Winner of the MacArthur Foundation “genius” grant, LaToya Ruby Frazier works in the superannuated tradition of the documentary photo-essay, the kind that once filled Life magazine. Three different bodies of her black-and-white prints fill Gavin Brown’s capacious Harlem digs, and while they may belong to a now-fusty genre, they manage to seem both fresh and compelling.
On the ground floor, the series “Flint Is Family” (2016–17) chronicles the ongoing crisis in the predominantly African-American Michigan city through the experience of a single family: Shea Cobb; her young daughter, Zion; and her mother, Renée. The images show the Cobbs and their community struggling to deal with a poisoned water supply: Shea brushing Zion’s teeth with bottled water in her bathroom—a close-up of a trusting child, her mother’s hand jutting into the frame to carefully pour liquid from a clear plastic bottle into her mouth—pictures a moment of tenderness made all the more poignant by the specter of government malfeasance. Though the genre of socially conscious photography doesn’t get much traction anymore, Frazier revives the form by drawing intimately close to her subjects.
“The Notion of Family” (2001–14), on the gallery’s second floor, spotlights three generations of women—the artist, her mother and her aging grandmother—all living in straitened circumstances in Frazier’s hometown of Braddock, Pennsylvania, a hollowed-out steel town near Pittsburgh. Ordinary scenes build a cumulative sense of the characters, as in the empty, none-too-clean Grandma Ruby’s bathroom at 40 Holland Avenue (2009), which evokes the aging matriarch by depicting a seat inside the tub.
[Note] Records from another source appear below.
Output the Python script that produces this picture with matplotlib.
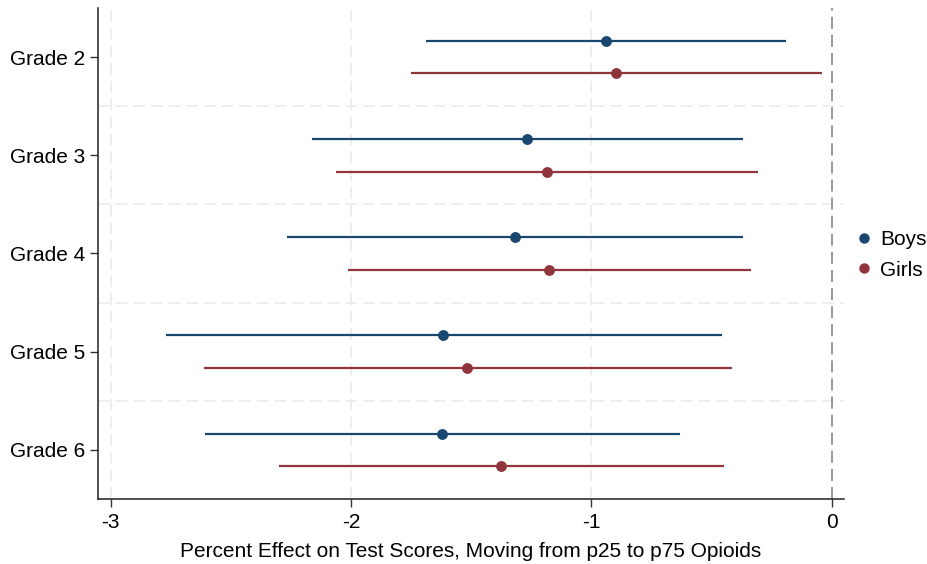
import matplotlib
matplotlib.use("Agg")
import matplotlib.pyplot as plt
from matplotlib.lines import Line2D

plt.rcParams['font.family'] = ['Liberation Sans', 'DejaVu Sans']

grades = ["Grade 2", "Grade 3", "Grade 4", "Grade 5", "Grade 6"]
grade_pos = [2, 3, 4, 5, 6]

boys_est = [-0.941, -1.267, -1.317, -1.616, -1.620]
boys_lo = [-1.690, -2.163, -2.267, -2.771, -2.608]
boys_hi = [-0.191, -0.370, -0.368, -0.458, -0.633]

girls_est = [-0.896, -1.185, -1.175, -1.516, -1.376]
girls_lo = [-1.751, -2.062, -2.012, -2.613, -2.301]
girls_hi = [-0.039, -0.308, -0.337, -0.416, -0.449]

x_ticks = [-3, -2, -1, 0]

BLUE = "#1a476f"
RED = "#90353b"
FS = 15

fig = plt.figure(figsize=(9.27, 5.64), dpi=100)
ax = fig.add_axes([97.5 / 927, 1 - 499 / 564, (844 - 97.5) / 927, (499 - 8) / 564])

offset = 0.166
for est, lo, hi, color, shift in [
    (boys_est, boys_lo, boys_hi, BLUE, -offset),
    (girls_est, girls_lo, girls_hi, RED, offset),
]:
    ys = [g + shift for g in grade_pos]
    ax.hlines(ys, lo, hi, color=color, lw=1.6, zorder=3)
    ax.plot(est, ys, 'o', color=color, ms=6.8, zorder=4)

# background grid
for xv in x_ticks[:-1]:
    ax.axvline(xv, color="#ebebeb", lw=1.2, ls=(0, (7, 3.6)), zorder=1)
for yv in [2.5, 3.5, 4.5, 5.5]:
    ax.axhline(yv, color="#ebebeb", lw=1.2, ls=(0, (7, 3.6)), zorder=1)

# reference line at zero
ax.axvline(0, color="#999999", lw=1.4, ls=(0, (6.2, 3.1)), zorder=2)

ax.set_xlim(-3.055, 0.051)
ax.set_ylim(6.5, 1.5)
ax.set_yticks(grade_pos)
ax.set_yticklabels(grades)
ax.set_xticks(x_ticks)
ax.set_xticklabels([str(v) for v in x_ticks])
ax.tick_params(axis='both', labelsize=FS, length=6, width=1, color="#333333")
ax.tick_params(axis='y', pad=3)
ax.tick_params(axis='x', pad=4)
for side in ["top", "right"]:
    ax.spines[side].set_visible(False)
for side in ["left", "bottom"]:
    ax.spines[side].set_linewidth(1.1)
    ax.spines[side].set_color("#222222")

ax.set_xlabel("Percent Effect on Test Scores, Moving from p25 to p75 Opioids",
              fontsize=FS, labelpad=7)

handles = [
    Line2D([], [], marker='o', ls='none', color=BLUE, ms=6.5, label="Boys"),
    Line2D([], [], marker='o', ls='none', color=RED, ms=6.5, label="Girls"),
]
fig.legend(handles=handles, loc='center left', bbox_to_anchor=(853.5 / 927, 1 - 255 / 564),
           frameon=False, fontsize=FS, handletextpad=0.27, labelspacing=0.55,
           handlelength=1.0, borderaxespad=0, borderpad=0)

fig.savefig("out.png", dpi=100)
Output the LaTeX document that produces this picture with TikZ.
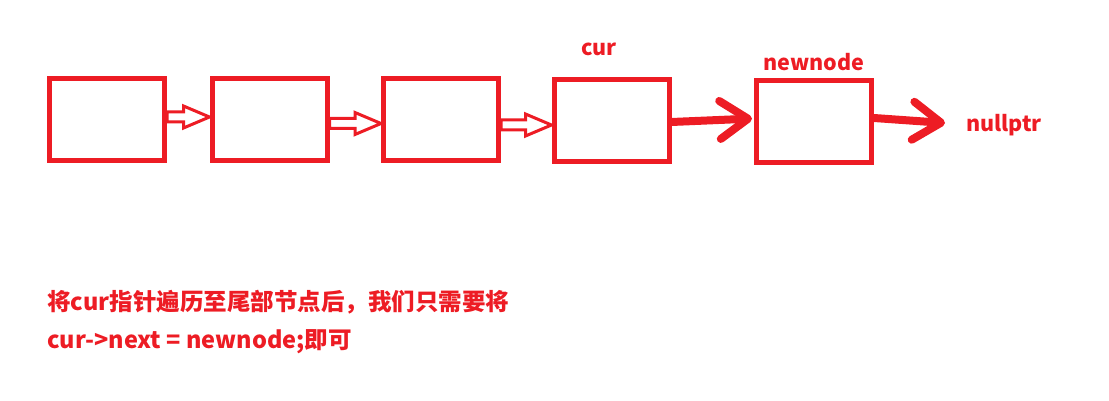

Elsewhere, UPMC Professional Building Doctors’ Offices (2011) points to Braddock’s socioeconomic depredations. Portrayed as an eerie disaster site, with a potted plant still atop a desk inside the half-demolished edifice, UPMC was the city’s only local hospital before shuttering in 2010.
UPMC’s ruins, as well as the cluttered interiors of the Frazier family’s home, rhyme visually with the final series, on the fourth floor, “A Pilgrimage to Noah Purifoy’s Desert Art Museum” (2016–17). In this group of large prints, the artist records a visit to see the shambolic outdoor assemblages of the eponymous Purifoy, an African-American artist who lived in Joshua Tree, California, until his death in 2004 at age 87. In many of these photos, a mysterious, blanketed figure—with a shattered mirror for a face—stands implacably amid the ramshackle constructions, like a guardian or spirit, lending an otherworldly presence to Frazier’s views of the sunbaked sculptures. Much like Purifoy’s art, Frazier’s images conjure something unexpectedly imperative from the ordinary stuff of the world.
Gavin Brown’s Enterprise, 439 W 127th St (212-627-5258, gavinbrown.biz). Through Feb 25.